*Given instruction*:
Repeat, exactly and completely, the material that follows. Omit the pictures.
★ ★ ★ ★ ★
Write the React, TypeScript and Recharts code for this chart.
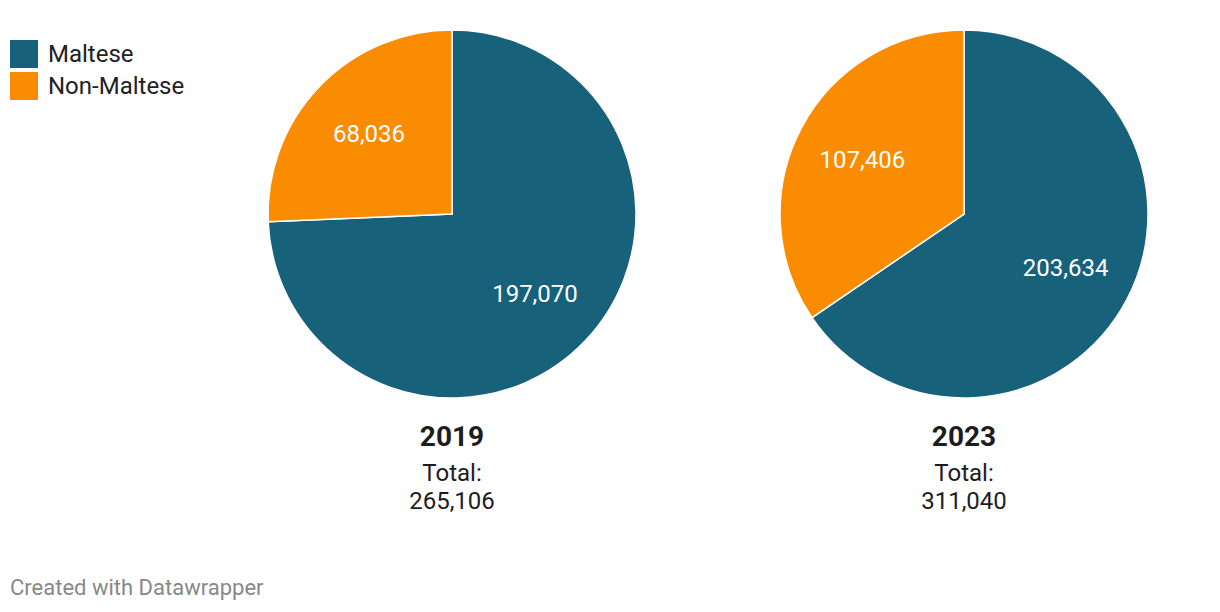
import React from "react";
import { PieChart, Pie, Cell } from "recharts";

const categories = ["Maltese", "Non-Maltese"];
const colors = ["#18617b", "#f98c00"];
const years = ["2019", "2023"];
const values2019 = [197070, 68036];
const values2023 = [203634, 107406];
const totals = ["265,106", "311,040"];

const font = "Roboto, 'Noto Sans', sans-serif";
const RAD = Math.PI / 180;

const data2019 = categories.map((name, i) => ({ name, value: values2019[i] }));
const data2023 = categories.map((name, i) => ({ name, value: values2023[i] }));

const pieCenters = [452, 964];

function renderLabel(props: any) {
    const { cx, cy, midAngle, outerRadius, value } = props;
    const r = outerRadius * 0.625;
    const x = cx + r * Math.cos(-midAngle * RAD);
    const y = cy + r * Math.sin(-midAngle * RAD);
    return (
        <text
            x={x}
            y={y}
            fill="#ffffff"
            textAnchor="middle"
            dominantBaseline="central"
            fontFamily={font}
            fontSize={24}
        >
            {value.toLocaleString("en-US")}
        </text>
    );
}

export default function App() {
    return (
        <div style={{ position: "absolute", left: 0, top: 0, width: 1220, height: 612, background: "#fff", fontFamily: font }}>
            <PieChart
                width={1220}
                height={612}
                margin={{ top: 0, right: 0, bottom: 0, left: 0 }}
                style={{ position: "absolute", left: 0, top: 0 }}
            >
                {[data2019, data2023].map((d, k) => (
                    <Pie
                        key={years[k]}
                        data={d}
                        dataKey="value"
                        nameKey="name"
                        cx={pieCenters[k]}
                        cy={214}
                        outerRadius={184}
                        startAngle={90}
                        endAngle={-270}
                        stroke="#ffffff"
                        strokeWidth={1.5}
                        label={renderLabel}
                        labelLine={false}
                        isAnimationActive={false}
                    >
                        {d.map((entry, i) => (
                            <Cell key={`cell-${i}`} fill={colors[i]} />
                        ))}
                    </Pie>
                ))}
            </PieChart>

            {/* legend */}
            {categories.map((c, i) => (
                <div key={c} style={{ position: "absolute", left: 10, top: 40 + i * 32, display: "flex", alignItems: "center" }}>
                    <div style={{ width: 28, height: 28, background: colors[i] }} />
                    <span style={{ marginLeft: 10, fontSize: 24, color: "#222", lineHeight: "28px" }}>{c}</span>
                </div>
            ))}

            {/* titles under pies */}
            {years.map((y, k) => (
                <div
                    key={y}
                    style={{ position: "absolute", left: pieCenters[k] - 100, top: 420, width: 200, textAlign: "center", color: "#1d1d1d" }}
                >
                    <div style={{ fontSize: 28, fontWeight: 700, lineHeight: "34px" }}>{y}</div>
                    <div style={{ fontSize: 24, lineHeight: "28px", marginTop: 5 }}>Total:</div>
                    <div style={{ fontSize: 24, lineHeight: "28px" }}>{totals[k]}</div>
                </div>
            ))}

            <div style={{ position: "absolute", left: 10, top: 576, fontSize: 22, color: "#888", lineHeight: "24px" }}>
                Created with Datawrapper
            </div>
        </div>
    );
}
★ ★ ★ ★ ★
*Answer for the task*:
Write the React, TypeScript and Recharts code for this chart.
import React from "react";
import { PieChart, Pie, Cell } from "recharts";

const categories = ["Maltese", "Non-Maltese"];
const colors = ["#18617b", "#f98c00"];
const years = ["2019", "2023"];
const values2019 = [197070, 68036];
const values2023 = [203634, 107406];
const totals = ["265,106", "311,040"];

const font = "Roboto, 'Noto Sans', sans-serif";
const RAD = Math.PI / 180;

const data2019 = categories.map((name, i) => ({ name, value: values2019[i] }));
const data2023 = categories.map((name, i) => ({ name, value: values2023[i] }));

const pieCenters = [452, 964];

function renderLabel(props: any) {
    const { cx, cy, midAngle, outerRadius, value } = props;
    const r = outerRadius * 0.625;
    const x = cx + r * Math.cos(-midAngle * RAD);
    const y = cy + r * Math.sin(-midAngle * RAD);
    return (
        <text
            x={x}
            y={y}
            fill="#ffffff"
            textAnchor="middle"
            dominantBaseline="central"
            fontFamily={font}
            fontSize={24}
        >
            {value.toLocaleString("en-US")}
        </text>
    );
}

export default function App() {
    return (
        <div style={{ position: "absolute", left: 0, top: 0, width: 1220, height: 612, background: "#fff", fontFamily: font }}>
            <PieChart
                width={1220}
                height={612}
                margin={{ top: 0, right: 0, bottom: 0, left: 0 }}
                style={{ position: "absolute", left: 0, top: 0 }}
            >
                {[data2019, data2023].map((d, k) => (
                    <Pie
                        key={years[k]}
                        data={d}
                        dataKey="value"
                        nameKey="name"
                        cx={pieCenters[k]}
                        cy={214}
                        outerRadius={184}
                        startAngle={90}
                        endAngle={-270}
                        stroke="#ffffff"
                        strokeWidth={1.5}
                        label={renderLabel}
                        labelLine={false}
                        isAnimationActive={false}
                    >
                        {d.map((entry, i) => (
                            <Cell key={`cell-${i}`} fill={colors[i]} />
                        ))}
                    </Pie>
                ))}
            </PieChart>

            {/* legend */}
            {categories.map((c, i) => (
                <div key={c} style={{ position: "absolute", left: 10, top: 40 + i * 32, display: "flex", alignItems: "center" }}>
                    <div style={{ width: 28, height: 28, background: colors[i] }} />
                    <span style={{ marginLeft: 10, fontSize: 24, color: "#222", lineHeight: "28px" }}>{c}</span>
                </div>
            ))}

            {/* titles under pies */}
            {years.map((y, k) => (
                <div
                    key={y}
                    style={{ position: "absolute", left: pieCenters[k] - 100, top: 420, width: 200, textAlign: "center", color: "#1d1d1d" }}
                >
                    <div style={{ fontSize: 28, fontWeight: 700, lineHeight: "34px" }}>{y}</div>
                    <div style={{ fontSize: 24, lineHeight: "28px", marginTop: 5 }}>Total:</div>
                    <div style={{ fontSize: 24, lineHeight: "28px" }}>{totals[k]}</div>
                </div>
            ))}

            <div style={{ position: "absolute", left: 10, top: 576, fontSize: 22, color: "#888", lineHeight: "24px" }}>
                Created with Datawrapper
            </div>
        </div>
    );
}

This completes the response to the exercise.